Two years ago I was sent some willow cuttings from the research centre at Rothampstead, who keep the National willow collection. The cuttings were for me to use to see which were the earliest flowering willows. My interest is early bee forage. I have a lot of violet willow (Salix daphnoides), which is my earliest flowering willow and every year I’m relieved when I see my bees foraging on it, as I know that their lean period is over. From then on, there is a steady flow of nectar until early Summer, and only the weather.
I was expecting to find that the Musk willow (Salix aegyptiaca) that they sent, would be the earliest to flower, based on what I’d read. That’s not proved to be the case. A week ago I saw this.
This is a hybrid willow, and I cannot find the paperwork with the proper name (very frustrating for a plant geek). What I remember is that the variety was ‘Lapin’. It is already a week ahead of all of the others, which is impressive as the larger trees normally flower first, and these are still small.
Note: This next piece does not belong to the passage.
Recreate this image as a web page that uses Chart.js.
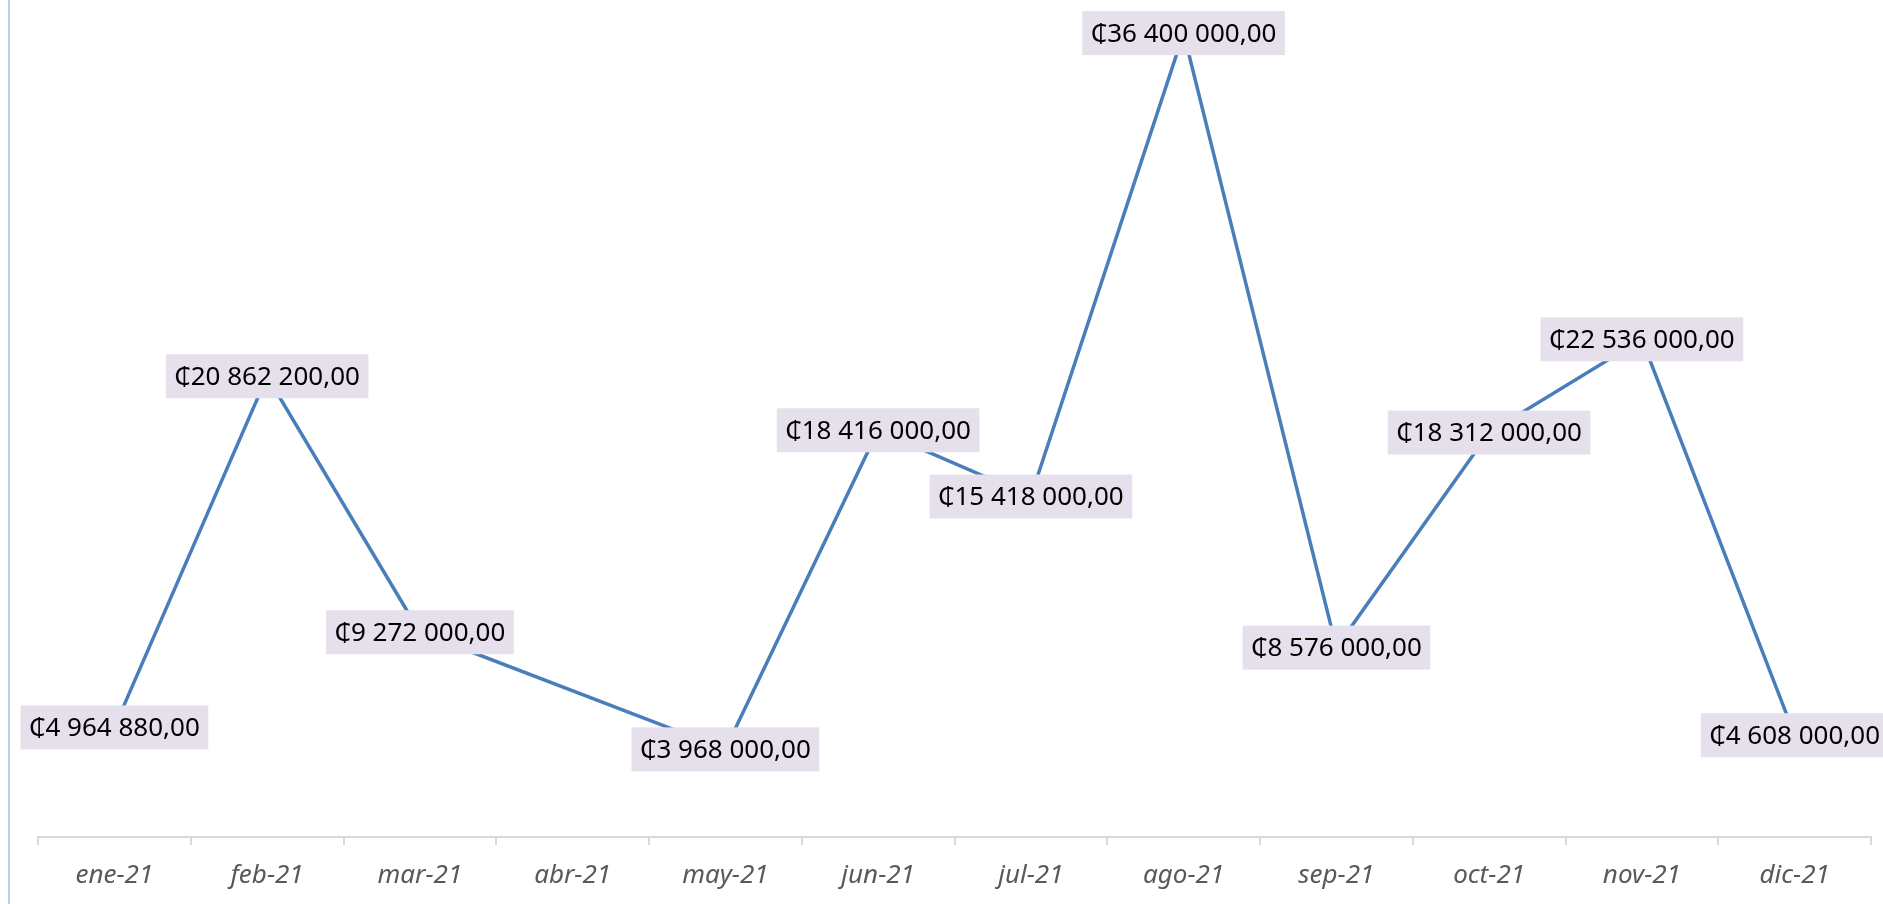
<!DOCTYPE html>
<html>
<head>
<meta charset="utf-8">
<script src="https://cdn.jsdelivr.net/npm/chart.js@4"></script>
<style>
  html, body { margin: 0; padding: 0; background: #fff; }
  #wrap { position: relative; width: 1883px; height: 904px; }
</style>
</head>
<body>
<div id="wrap"><canvas id="chart" width="1883" height="904"></canvas></div>
<script>
// Meses del eje X
const months = ["ene-21", "feb-21", "mar-21", "abr-21", "may-21", "jun-21",
  "jul-21", "ago-21", "sep-21", "oct-21", "nov-21", "dic-21"];

// Montos por mes (abr-21 sin dato)
const amounts = [4964880, 20862200, 9272000, null, 3968000, 18416000,
  15418000, 36400000, 8576000, 18312000, 22536000, 4608000];

/**
 * Formato de colones: ₵36 400 000,00
 */
function colones(v) {
  const [ent, dec] = v.toFixed(2).split(".");
  return "\u20B5" + ent.replace(/\B(?=(\d{3})+(?!\d))/g, " ") + "," + dec;
}

// Etiquetas de datos con fondo lila, centradas sobre cada punto
const dataLabels = {
  id: "dataLabels",
  afterDatasetsDraw(chart) {
    const ctx = chart.ctx;
    const meta = chart.getDatasetMeta(0);
    ctx.save();
    ctx.font = "26px 'Noto Sans', 'DejaVu Sans', sans-serif";
    ctx.textAlign = "center";
    ctx.textBaseline = "middle";
    meta.data.forEach((pt, i) => {
      const v = amounts[i];
      if (v === null) return;
      const txt = colones(v);
      const w = ctx.measureText(txt).width + 17;
      const h = 44;
      ctx.fillStyle = "#e6e0ec";
      ctx.fillRect(pt.x - w / 2, pt.y - h / 2, w, h);
      ctx.fillStyle = "#000";
      ctx.fillText(txt, pt.x, pt.y + 1);
    });
    ctx.restore();
  },
};

// Borde izquierdo del marco del gráfico
const frameLine = {
  id: "frameLine",
  beforeDraw(chart) {
    const ctx = chart.ctx;
    ctx.save();
    ctx.fillStyle = "#bccde6";
    ctx.fillRect(8, 0, 2, chart.height);
    ctx.restore();
  },
};

new Chart(document.getElementById("chart"), {
  type: "line",
  data: {
    labels: months,
    datasets: [{
      data: amounts,
      borderColor: "#4a7ebb",
      borderWidth: 3.5,
      pointRadius: 0,
      tension: 0,
      spanGaps: true,
    }],
  },
  options: {
    responsive: false,
    animation: false,
    layout: { padding: { left: 38, right: 12, top: 0, bottom: 0 } },
    plugins: { legend: { display: false }, tooltip: { enabled: false } },
    scales: {
      x: {
        offset: true,
        grid: { offset: true, drawOnChartArea: false, tickLength: 8, color: "#d9d9d9", lineWidth: 2 },
        border: { color: "#d9d9d9", width: 2 },
        ticks: {
          color: "#595959",
          padding: 15,
          maxRotation: 0,
          font: { family: "'Noto Sans', 'DejaVu Sans', sans-serif", size: 26, style: "italic" },
        },
        afterFit: (scale) => { scale.height = 67; },
      },
      y: { display: false, min: 0, max: 37900000 },
    },
  },
  plugins: [frameLine, dataLabels],
});
</script>
</body>
</html>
They are planted below the swales in the forest garden.
I normally mark the earliest flowering trees, and use them to take cuttings from, making sure that they are male trees (also carrying pollen).
This is one example of the permaculture principle of Observe and Interact. We see something, note it, and use it to help with our designs. In this case, I planted three new varieties, and observed which were the first to flower. I will now wait another year, in case this has more to do with the vigour of the species, than it being inherently earlier flowering than the others. Once I’m sure, I’ll use cuttings from the earliest, to fill in any gaps in my tree plantings.
Staying on the theme of bee forage for now, my Cornelian cherries (Cornus mas) are also about to flower. These are 5 trees, planted as hedging whips, three years ago. Again, this is useful to know. Not only are they good early bee forage, but they have edible fruits. These trees were planted a year before the 50 that went into the Coppice and orchard. Hopefully, that means that these should begin to flower next spring. The winter flowering honeysuckle have been flowering for a while. I have some more to plant, that I’ve grown from seed, provided that I can stop giving them away. The crocus are flowering, but not in large quantities. Not sure if the numbers are dropping, or that there are more to come. I’m planning to plant some more. They’re a good way of adding a lot of bee forage quickly.